Pour en revenir à la sculpture dans l’art minimal, on notera deux caractéristiques qui la distinguent essentiellement. En premier lieu, la recherche d’une forme rigoureuse passe par l’emploi de matériaux industriels ou préfabriqués, toute trace de travail de la main disparaissant. Barnett Newman déjà avait réalisé des sculptures « par téléphone », c’est-à-dire qu’il n’intervenait qu’au niveau du concept, mais se désintéressait de la fabrication matérielle. Les artistes commandent leurs matériaux — tubes de néon, carrés de cuivre ou cubes de contre-plaqué — et se contentent ensuite de les agencer, de les disposer dans l’espace (ou même les font agencer d’après leurs plans). D’autre part, le renouvellement qu’apportent ces artistes par rapport à la sculpture traditionnelle, du point de vue de la fonction de l’œuvre, consiste à faire descendre l’objet-sculpture de son socle pour ne plus le considérer qu’en liaison avec l’espace environnant. La sculpture disparaît en tant qu’objet autour duquel on tourne.

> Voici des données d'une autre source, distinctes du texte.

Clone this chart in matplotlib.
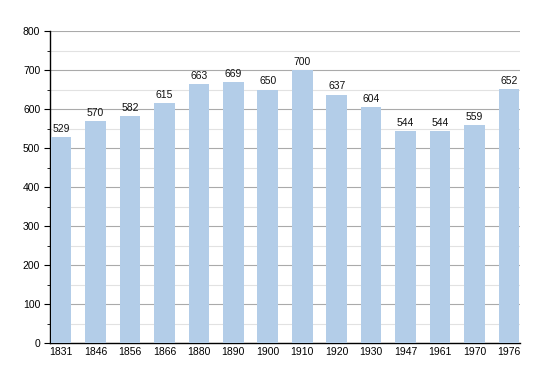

Elle environne complètement le spectateur (Dan Flavin), s’identifie à un plancher (Carl André), dépasse l’échelle humaine (Robert Morris). L’œuvre perd aussi sa qualité d’objet en ce qu’elle existe une fois disposée seulement. Les boîtes de Don Judd ne deviennent signifiantes que superposées ou alignées le long d’un mur, les néons de Flavin que mis à leur place dans l’espace. D’où l’intérêt, dans le même sens, des structures permutables de Morris ou des formes évolutives de Sol Lewitt. Avec l’art minimal, la sculpture abandonne ce qu’elle avait de statique pour évoluer dans et avec l’espace.